La mayoría de los españoles todavía no hemos tomado conciencia de que no disponemos un ordenamiento jurídico sólido para impedir un golpe de estado sino más bien uno diseñado a la medida de los que pretenden llevarlo a cabo. Vamos, que vivimos en un edificio ruinoso diseñado en gran medida por quienes quieren destruirlo.

Antes que nada interesa definir el concepto de golpe de Estado que estamos analizando. No se trataría de una acepción simplista, como sostienen los herederos de Pujol, de un militar con una pistola al cinto secuestrando a un parlamento o a un gobierno, sino, tal como afirmaba Kelsen (uno de los juristas más importantes del siglo XX) de “toda modificación no legítima de la Constitución –es decir, no efectuada conforme a las disposiciones constitucionales–, o su remplazo por otra, siendo indiferente que esa situación se cumpla mediante un acto de fuerza dirigido contra el gobierno legítimo, o efectuado por miembros del ­mismo gobierno; que se trate de un movimiento de masas populares, o sea cumplido por un pequeño grupo de individuos”. Es decir, se trata de saltarse la más alta legalidad de naturaleza constitucional, con intención de subvertirla, a la torera.
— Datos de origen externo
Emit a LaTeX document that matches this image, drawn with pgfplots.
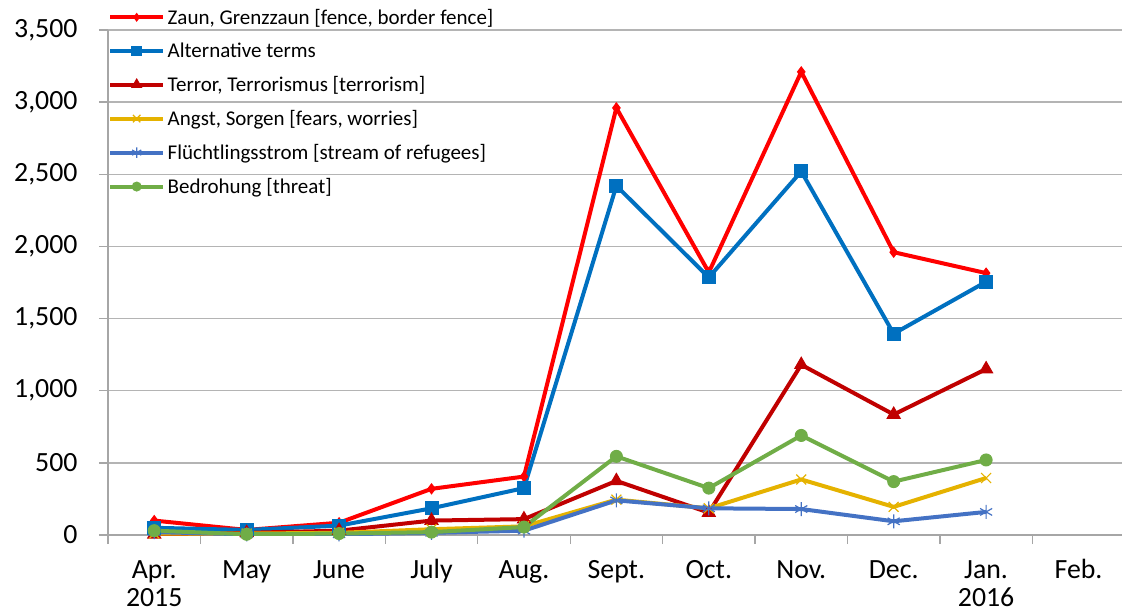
\documentclass[border=0pt]{standalone}
\usepackage{pgfplots}
\pgfplotsset{compat=1.18}
\usepackage{fontspec}
\setmainfont{Carlito}
\definecolor{czaun}{HTML}{FF0000}
\definecolor{calt}{HTML}{0070C0}
\definecolor{cterror}{HTML}{C00000}
\definecolor{cangst}{HTML}{E5B200}
\definecolor{cflucht}{HTML}{4472C4}
\definecolor{cbedr}{HTML}{70AD47}
\definecolor{axgray}{HTML}{A6A6A6}
\definecolor{gridgray}{HTML}{B4B4B4}
\begin{document}
\begin{tikzpicture}
\path[use as bounding box] (-108bp,-80bp) rectangle (1014bp,535bp);
\begin{axis}[
  at={(0,0)}, anchor=south west,
  scale only axis, width=1014bp, height=505bp,
  xmin=-0.5, xmax=10.47, ymin=0, ymax=3500,
  axis x line*=bottom, axis y line*=left,
  axis line style={draw=axgray, line width=1.3bp},
  ymajorgrids, grid style={draw=gridgray, line width=1.3bp},
  ytick={0,500,...,3500},
  yticklabels={0,500,{1,000},{1,500},{2,000},{2,500},{3,000},{3,500}},
  xtick={-0.5,0.5,...,9.5},
  xticklabels={{\strut Apr.\\2015},\strut May,\strut June,\strut July,\strut Aug.,\strut Sept.,\strut Oct.,\strut Nov.,\strut Dec.,{\strut Jan.\\2016},\strut Feb.},
  tick align=outside, major tick length=9bp,
  tick style={draw=axgray, line width=1.3bp},
  ticklabel style={font=\fontsize{27.8bp}{28bp}\selectfont, text=black},
  xticklabel style={align=center, anchor=north, inner sep=0pt, xshift=46.2bp, yshift=-14.8bp},
  yticklabel style={xshift=-18bp},
  legend style={at={(0,1.047)}, anchor=north west, draw=none, fill=none,
    font=\fontsize{21bp}{24bp}\selectfont, row sep=12.3bp, inner sep=0pt,
    nodes={inner sep=2.5bp}},
  legend cell align=left,
  legend image code/.code={\draw[mark repeat=2,mark phase=2,#1,every mark/.append style={scale=0.75}] plot coordinates {(0bp,0bp) (26.5bp,0bp) (53bp,0bp)};},
  every axis plot/.append style={line width=4bp},
]
\addplot[color=czaun, mark=diamond*, mark size=5bp, mark options={solid, line width=1bp}] coordinates {
(0,100) (1,35) (2,85) (3,320) (4,405) (5,2960) (6,1820) (7,3210) (8,1960) (9,1815)};
\addlegendentry{Zaun, Grenzzaun [fence, border fence]}
\addplot[color=calt, mark=square*, mark size=6.5bp, mark options={solid, line width=1bp}] coordinates {
(0,50) (1,35) (2,65) (3,185) (4,325) (5,2420) (6,1785) (7,2520) (8,1395) (9,1755)};
\addlegendentry{Alternative terms}
\addplot[color=cterror, mark=triangle*, mark size=7.5bp, mark options={solid, line width=1bp}] coordinates {
(0,5) (1,15) (2,30) (3,100) (4,110) (5,375) (6,155) (7,1180) (8,835) (9,1150)};
\addlegendentry{Terror, Terrorismus [terrorism]}
\addplot[color=cangst, mark=x, mark size=7bp, mark options={solid, line width=1.2bp}] coordinates {
(0,10) (1,10) (2,15) (3,40) (4,60) (5,245) (6,185) (7,385) (8,195) (9,395)};
\addlegendentry{Angst, Sorgen [fears, worries]}
\addplot[color=cflucht, mark=asterisk, mark size=7bp, mark options={solid, line width=1.2bp}] coordinates {
(0,20) (1,5) (2,5) (3,15) (4,30) (5,240) (6,185) (7,180) (8,95) (9,160)};
\addlegendentry{Flüchtlingsstrom [stream of refugees]}
\addplot[color=cbedr, mark=*, mark size=6bp, mark options={solid, line width=1bp}] coordinates {
(0,30) (1,5) (2,10) (3,20) (4,55) (5,545) (6,325) (7,690) (8,370) (9,520)};
\addlegendentry{Bedrohung [threat]}
\end{axis}
\end{tikzpicture}
\end{document}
En este contexto, en el calendado juicio al ‘procés’ se somete a enjuiciamiento la conducta de los procesados en relación con determinados delitos que en principio sólo tangencialmente tienen que ver con el golpe de Estado, básicamente porque no tenemos un código penal preparado para lo que todo el mundo veía que se iba a producir, más pronto que tarde, y los jueces, fiscales y acusaciones tienen que tirar como buenamente pueden.

En efecto, en relación a los responsables del desafuero del 1-O, en el juicio se fijarán los hechos que han cometido personalmente (y que se puedan demostrar) y en qué medida tales hechos han podido constituir conductas tipificadas como delitos por las figuras contempladas código penal. Así, se les acusan de:

1º.- Rebelión, valorándose si se los procesados realizaron o conspiraron para ello, un alzamiento violento y público para declarar la independencia de una parte del territorio nacional.
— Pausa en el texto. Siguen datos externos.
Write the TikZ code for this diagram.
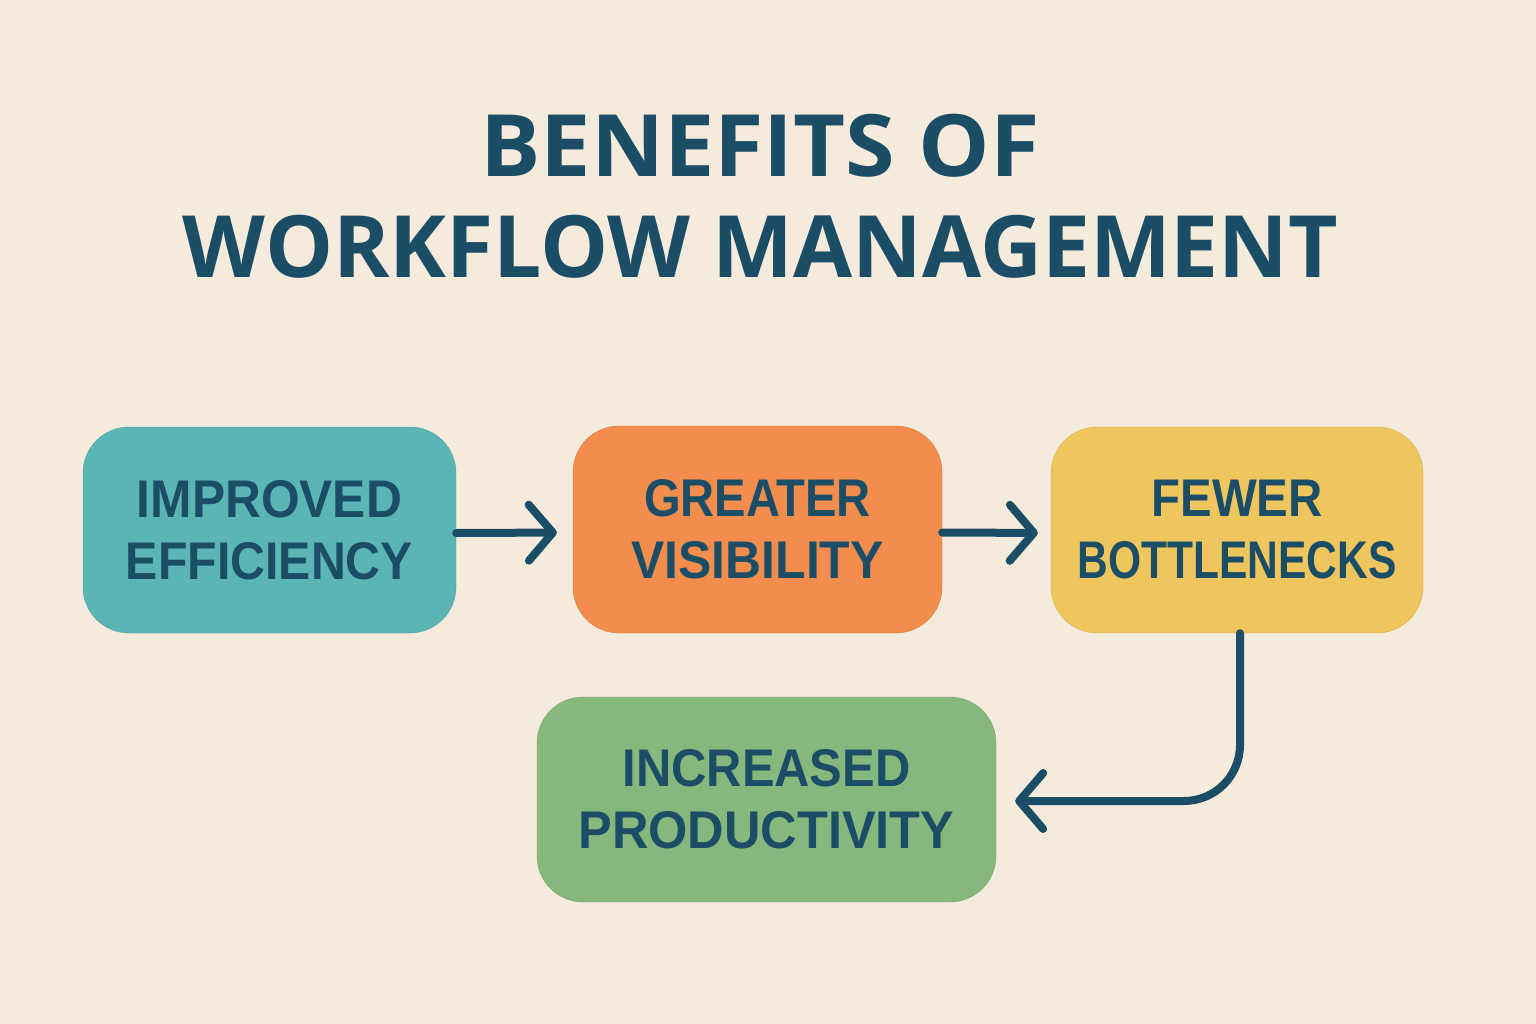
\documentclass[tikz,border=0pt]{standalone}
\usepackage{fontspec}
\setmainfont{Liberation Sans}
\newfontfamily\titlefont{Open Sans}
\usetikzlibrary{arrows.meta}
\definecolor{bgc}{HTML}{F5EBDC}
\definecolor{ink}{HTML}{1B4D66}
\definecolor{tealc}{HTML}{5BB5B4}
\definecolor{orangec}{HTML}{F28D4D}
\definecolor{yellowc}{HTML}{EFC65D}
\definecolor{greenc}{HTML}{86B87E}
\newcommand{\fitw}[2]{\resizebox{#1}{\height}{#2}}
\tikzset{
  card/.style={rounded corners=46pt, inner sep=0pt, align=center, text=ink,
    font=\fontsize{53}{62}\selectfont\bfseries},
  titletext/.style={text=ink, inner sep=0pt, anchor=base,
    font=\titlefont\fontsize{86}{100}\selectfont\bfseries},
  flow/.style={draw=ink, line width=8pt, line cap=round, line join=round,
    -{Straight Barb[length=24pt,width=56pt,line cap=round,line join=round]}},
}
\begin{document}
\begin{tikzpicture}[x=1pt,y=-1pt]
\fill[bgc] (0,0) rectangle (1536,1024);
\useasboundingbox (0,0) rectangle (1536,1024);
\node[titletext] (t1) at (760,177) {\fitw{559pt}{BENEFITS OF}};
\node[titletext] (t2) at (760.5,277) {\fitw{1155pt}{WORKFLOW MANAGEMENT}};
\node[card, fill=tealc, draw=tealc!90!black, minimum width=373pt, minimum height=206pt] (b1) at (269.5,530) {\fitw{265pt}{IMPROVED}\\\fitw{287pt}{EFFICIENCY}};
\node[card, fill=orangec, draw=orangec!90!black, minimum width=369pt, minimum height=207pt] (b2) at (757.5,529.5) {\fitw{227pt}{GREATER}\\\fitw{252pt}{VISIBILITY}};
\node[card, fill=yellowc, draw=yellowc!90!black, minimum width=372pt, minimum height=206pt] (b3) at (1237,530) {\fitw{171pt}{FEWER}\\\fitw{319pt}{BOTTLENECKS}};
\node[card, fill=greenc, draw=greenc!90!black, minimum width=459pt, minimum height=205pt] (b4) at (766.5,799.5) {\fitw{288pt}{INCREASED}\\\fitw{376pt}{PRODUCTIVITY}};
\draw[flow, shorten >=16pt] ([yshift=-3pt]b1.east) -- ([yshift=-3pt]b2.west);
\draw[flow, shorten >=13pt] ([yshift=-3pt]b2.east) -- ([yshift=-3pt]b3.west);
\draw[flow, rounded corners=56pt, shorten >=19pt] ([xshift=3pt]b3.south) |- ([yshift=-1.5pt]b4.east);
\end{tikzpicture}
\end{document}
2º.- Sedición, es decir, si se han alzado pública y tumultuariamente para impedir, por la fuerza o fuerza de las vías legales, la aplicación de las Leyes o de las resoluciones administrativas o judiciales.

3º.-Malversación, esto es, si han infringido un perjuicio económico al patrimonio público.

En el fondo, los graves hechos que han cometido presuntamente los acusados no se enjuiciarán por el Tribunal Supremo. Tales hechos son: la desobediencia (con ruptura unilateral de la legalidad) a todo el aparato del Estado, y en especial a las resoluciones que el Tribunal Constitucional dictaba tratando de frenar el disparate jurídico que se estaba perpetrando el Parlamento de Cataluña.

¿Y esto por qué? pues porque en el código penal, tristemente, la desobediencia a las decisiones judiciales con carácter general en España no es un delito, a diferencia de otros países de nuestro entorno, salvo que sea cometida por una autoridad o funcionario público, en cuyo caso conlleva penas insignificantes de inhabilitación, que para un político que no esté en activo supone nada, y multas de cuantía más bien escasa. Además y como colofón la desobediencia, de acuerdo con nuestras leyes procesales, no se enjuiciará en el Supremo sino en el Tribunal Superior de Justicia de Cataluña, con toda la presión que, sin duda, ejercerán los antidemocráticos “lazis” a los que obviamente repugna la división de poderes y la independencia judicial.

Es penoso que en España no exista un mayor reforzamiento de la autoridad de nuestros tribunales en orden a exigir el cumplimiento de sus propias resoluciones. Además, no es comprensible que se castigue de igual modo el incumplimiento de resoluciones judiciales de un tribunal de instancia que las del máximo órgano judicial en materia de protección de la Constitución, esto es, el Tribunal Constitucional.

Para remate, esta cuestión se abordó en el año 2015, reformando la Ley Orgánica del Tribunal Constitucional por la entonces vicepresidenta Soraya Sáenz de Santamaría, y en fin, para exigir el cumplimiento de las resoluciones judiciales del Tribunal Constitucional, se concluyó que bastaría imponer multas de hasta 30.000 euros y amenazar con deducir testimonio por el ridículo delito de desobediencia. Un chollo para el que se propusiera dar un golpe de Estado. Eran  tiempos en los que el señor Junqueras masajeaba a nuestra Vicepresidenta, mientras debería estar preparando la puñalada.

Los parlamentarios tienen tarea legislativa pendiente para el siguiente golpe de Estado o para la continuación del que lleva en marcha, como ustedes prefieran.